GOAL OF THE EXERCISE:
Write out the full listing exactly as given, minus the images.

RECORD SET:

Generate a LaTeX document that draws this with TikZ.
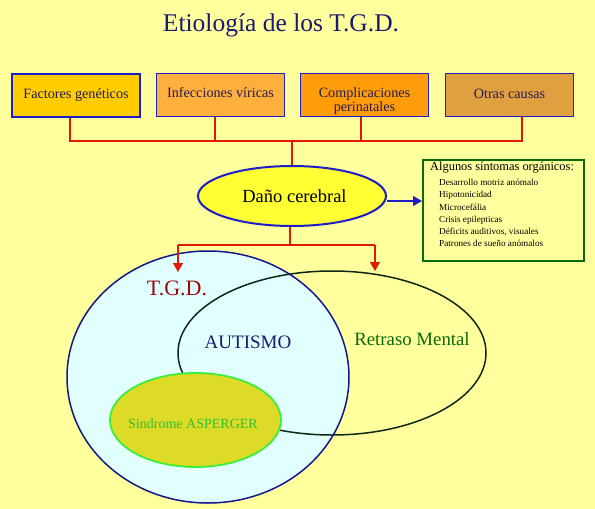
\documentclass[tikz,border=0pt]{standalone}
\usepackage{fontspec}
\setmainfont{Liberation Serif}
\usetikzlibrary{shapes.geometric,arrows.meta}
\definecolor{bg}{HTML}{FFFF9E}
\definecolor{navy}{HTML}{1A1A6E}
\definecolor{boxtext}{HTML}{251A50}
\definecolor{boxblue}{HTML}{1E1EC8}
\definecolor{redline}{HTML}{E01A0A}
\definecolor{cA}{HTML}{FFCC00}
\definecolor{cB}{HTML}{FFAF3C}
\definecolor{cC}{HTML}{FF9C0A}
\definecolor{cD}{HTML}{E0A040}
\definecolor{dgreen}{HTML}{0A6A0A}
\definecolor{cyanfill}{HTML}{E2FFFF}
\definecolor{aspfill}{HTML}{DDDA28}
\definecolor{aspline}{HTML}{3CEE3C}
\definecolor{tgdred}{HTML}{9A0A0A}
\newcommand{\shiftup}[2]{\raisebox{#1}[\height][\depth]{#2}}
\tikzset{
  cause/.style={draw=boxblue, line width=1.8pt, minimum width=128pt, minimum height=43pt,
    inner sep=2pt, align=center, text=boxtext, font=\fontsize{14.2}{14}\selectfont},
  redcon/.style={draw=redline, line width=2.8pt},
  redarrow/.style={draw=redline, line width=1.4pt, -{Triangle[length=9pt,width=10pt]}},
}
\begin{document}
\begin{tikzpicture}[x=1pt,y=-1pt]
\useasboundingbox[fill=bg] (0,0) rectangle (595,509);
\node[text=navy, font=\fontsize{25.5}{28}\selectfont] (title) at (281,25) {Etiología de los T.G.D.};
\node[cause, fill=cA] (f1) at (76,95.5) {Factores genéticos};
\node[cause, fill=cB] (f2) at (220.5,95) {\shiftup{2pt}{Infecciones víricas}};
\node[cause, fill=cC] (f3) at (364.5,95) {\shiftup{-7pt}{\begin{tabular}{@{}c@{}}Complicaciones\\perinatales\end{tabular}}};
\node[cause, fill=cD] (f4) at (509.5,95) {\shiftup{1pt}{Otras causas}};
\coordinate (j1) at (70,141);
\coordinate (j2) at (215,141);
\coordinate (j3) at (361,141);
\coordinate (j4) at (522,141);
\coordinate (jm) at (292,141);
\node[ellipse, draw=boxblue, line width=2pt, fill={rgb,255:red,255;green,255;blue,51},
  minimum width=188pt, minimum height=60pt, inner sep=0pt,
  font=\fontsize{18.5}{20}\selectfont] (dano) at (292,196) {\hspace{5pt}Daño cerebral};
\draw[redcon] (f1.south -| j1) -- (j1) -- (j4) -- (f4.south -| j4);
\draw[redcon] (f2.south -| j2) -- (j2);
\draw[redcon] (f3.south -| j3) -- (j3);
\draw[redcon] (jm) -- (dano.north);
% symptoms box
\node[draw=dgreen, line width=1.8pt, minimum width=161pt, minimum height=101pt, anchor=north west,
  inner sep=0pt] (sint) at (422,159) {};
\node[anchor=base west, font=\fontsize{12.4}{13}\selectfont, inner sep=0pt] (sh) at (430,170) {Algunos síntomas orgánicos:};
\node[anchor=north west, font=\fontsize{9.2}{12.2}\selectfont, align=left, inner sep=0pt] (sl) at (439,179)
 {Desarrollo motriz anómalo\\Hipotonicidad\\Microcefália\\Crisis epilepticas\\Déficits auditivos, visuales\\Patrones de sueño anómalos};
\draw[draw=boxblue, line width=1.4pt, -{Triangle[length=9pt,width=10pt]}] (dano.east |- 0,201) -- (sint.west |- 0,201);
% Venn
\node[ellipse, fill=cyanfill, minimum width=282pt, minimum height=252pt, inner sep=0pt] (tgd) at (208,377) {};
\node[ellipse, draw={rgb,255:red,15;green,40;blue,20}, line width=1.5pt, minimum width=308pt, minimum height=164pt, inner sep=0pt] (rm) at (332,353) {};
\node[ellipse, draw=boxblue!70!black, line width=1.5pt, minimum width=282pt, minimum height=252pt, inner sep=0pt] (tgdb) at (208,377) {};
\node[ellipse, draw=aspline, fill=aspfill, line width=1.8pt, minimum width=171pt, minimum height=94pt, inner sep=0pt] (asp) at (195.5,420) {};
\node[text=aspline!80!black, font=\fontsize{14}{15}\selectfont] (asptxt) at (193,424) {Sindrome ASPERGER};
\node[text=tgdred, font=\fontsize{22}{24}\selectfont] (tgdtxt) at (177,288) {T.G.D.};
\node[text=navy, font=\fontsize{19}{21}\selectfont] (aut) at (248,342) {AUTISMO};
\node[text=dgreen, font=\fontsize{18.8}{21}\selectfont] (rmt) at (412,339) {Retraso Mental};
% lower red connectors
\coordinate (k0) at (290,245);
\coordinate (kl) at (178,245);
\coordinate (kr) at (375,245);
\coordinate (tl) at (178,272);
\coordinate (tr) at (375,271);
\draw[redcon] (dano.south -| k0) -- (k0);
\draw[redcon] (kl) -- (kr);
\draw[redarrow] (kl) -- (tl);
\draw[redarrow] (kr) -- (tr);
\end{tikzpicture}
\end{document}
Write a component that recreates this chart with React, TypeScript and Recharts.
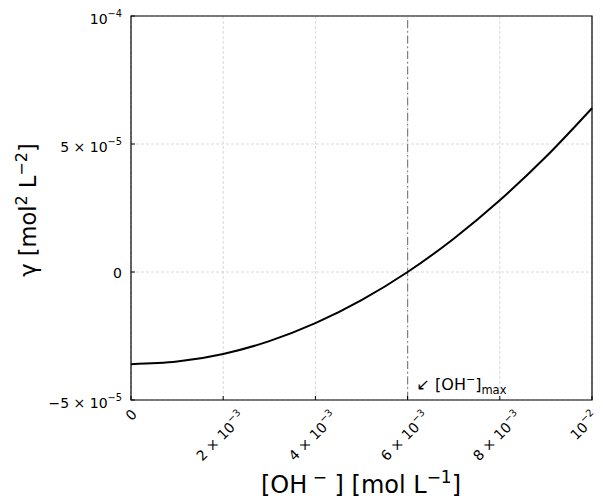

ANSWER FOR THIS EXERCISE:
Generate a LaTeX document that draws this with TikZ.
\documentclass[tikz,border=0pt]{standalone}
\usepackage{fontspec}
\setmainfont{Liberation Serif}
\usetikzlibrary{shapes.geometric,arrows.meta}
\definecolor{bg}{HTML}{FFFF9E}
\definecolor{navy}{HTML}{1A1A6E}
\definecolor{boxtext}{HTML}{251A50}
\definecolor{boxblue}{HTML}{1E1EC8}
\definecolor{redline}{HTML}{E01A0A}
\definecolor{cA}{HTML}{FFCC00}
\definecolor{cB}{HTML}{FFAF3C}
\definecolor{cC}{HTML}{FF9C0A}
\definecolor{cD}{HTML}{E0A040}
\definecolor{dgreen}{HTML}{0A6A0A}
\definecolor{cyanfill}{HTML}{E2FFFF}
\definecolor{aspfill}{HTML}{DDDA28}
\definecolor{aspline}{HTML}{3CEE3C}
\definecolor{tgdred}{HTML}{9A0A0A}
\newcommand{\shiftup}[2]{\raisebox{#1}[\height][\depth]{#2}}
\tikzset{
  cause/.style={draw=boxblue, line width=1.8pt, minimum width=128pt, minimum height=43pt,
    inner sep=2pt, align=center, text=boxtext, font=\fontsize{14.2}{14}\selectfont},
  redcon/.style={draw=redline, line width=2.8pt},
  redarrow/.style={draw=redline, line width=1.4pt, -{Triangle[length=9pt,width=10pt]}},
}
\begin{document}
\begin{tikzpicture}[x=1pt,y=-1pt]
\useasboundingbox[fill=bg] (0,0) rectangle (595,509);
\node[text=navy, font=\fontsize{25.5}{28}\selectfont] (title) at (281,25) {Etiología de los T.G.D.};
\node[cause, fill=cA] (f1) at (76,95.5) {Factores genéticos};
\node[cause, fill=cB] (f2) at (220.5,95) {\shiftup{2pt}{Infecciones víricas}};
\node[cause, fill=cC] (f3) at (364.5,95) {\shiftup{-7pt}{\begin{tabular}{@{}c@{}}Complicaciones\\perinatales\end{tabular}}};
\node[cause, fill=cD] (f4) at (509.5,95) {\shiftup{1pt}{Otras causas}};
\coordinate (j1) at (70,141);
\coordinate (j2) at (215,141);
\coordinate (j3) at (361,141);
\coordinate (j4) at (522,141);
\coordinate (jm) at (292,141);
\node[ellipse, draw=boxblue, line width=2pt, fill={rgb,255:red,255;green,255;blue,51},
  minimum width=188pt, minimum height=60pt, inner sep=0pt,
  font=\fontsize{18.5}{20}\selectfont] (dano) at (292,196) {\hspace{5pt}Daño cerebral};
\draw[redcon] (f1.south -| j1) -- (j1) -- (j4) -- (f4.south -| j4);
\draw[redcon] (f2.south -| j2) -- (j2);
\draw[redcon] (f3.south -| j3) -- (j3);
\draw[redcon] (jm) -- (dano.north);
% symptoms box
\node[draw=dgreen, line width=1.8pt, minimum width=161pt, minimum height=101pt, anchor=north west,
  inner sep=0pt] (sint) at (422,159) {};
\node[anchor=base west, font=\fontsize{12.4}{13}\selectfont, inner sep=0pt] (sh) at (430,170) {Algunos síntomas orgánicos:};
\node[anchor=north west, font=\fontsize{9.2}{12.2}\selectfont, align=left, inner sep=0pt] (sl) at (439,179)
 {Desarrollo motriz anómalo\\Hipotonicidad\\Microcefália\\Crisis epilepticas\\Déficits auditivos, visuales\\Patrones de sueño anómalos};
\draw[draw=boxblue, line width=1.4pt, -{Triangle[length=9pt,width=10pt]}] (dano.east |- 0,201) -- (sint.west |- 0,201);
% Venn
\node[ellipse, fill=cyanfill, minimum width=282pt, minimum height=252pt, inner sep=0pt] (tgd) at (208,377) {};
\node[ellipse, draw={rgb,255:red,15;green,40;blue,20}, line width=1.5pt, minimum width=308pt, minimum height=164pt, inner sep=0pt] (rm) at (332,353) {};
\node[ellipse, draw=boxblue!70!black, line width=1.5pt, minimum width=282pt, minimum height=252pt, inner sep=0pt] (tgdb) at (208,377) {};
\node[ellipse, draw=aspline, fill=aspfill, line width=1.8pt, minimum width=171pt, minimum height=94pt, inner sep=0pt] (asp) at (195.5,420) {};
\node[text=aspline!80!black, font=\fontsize{14}{15}\selectfont] (asptxt) at (193,424) {Sindrome ASPERGER};
\node[text=tgdred, font=\fontsize{22}{24}\selectfont] (tgdtxt) at (177,288) {T.G.D.};
\node[text=navy, font=\fontsize{19}{21}\selectfont] (aut) at (248,342) {AUTISMO};
\node[text=dgreen, font=\fontsize{18.8}{21}\selectfont] (rmt) at (412,339) {Retraso Mental};
% lower red connectors
\coordinate (k0) at (290,245);
\coordinate (kl) at (178,245);
\coordinate (kr) at (375,245);
\coordinate (tl) at (178,272);
\coordinate (tr) at (375,271);
\draw[redcon] (dano.south -| k0) -- (k0);
\draw[redcon] (kl) -- (kr);
\draw[redarrow] (kl) -- (tl);
\draw[redarrow] (kr) -- (tr);
\end{tikzpicture}
\end{document}
Write a component that recreates this chart with React, TypeScript and Recharts.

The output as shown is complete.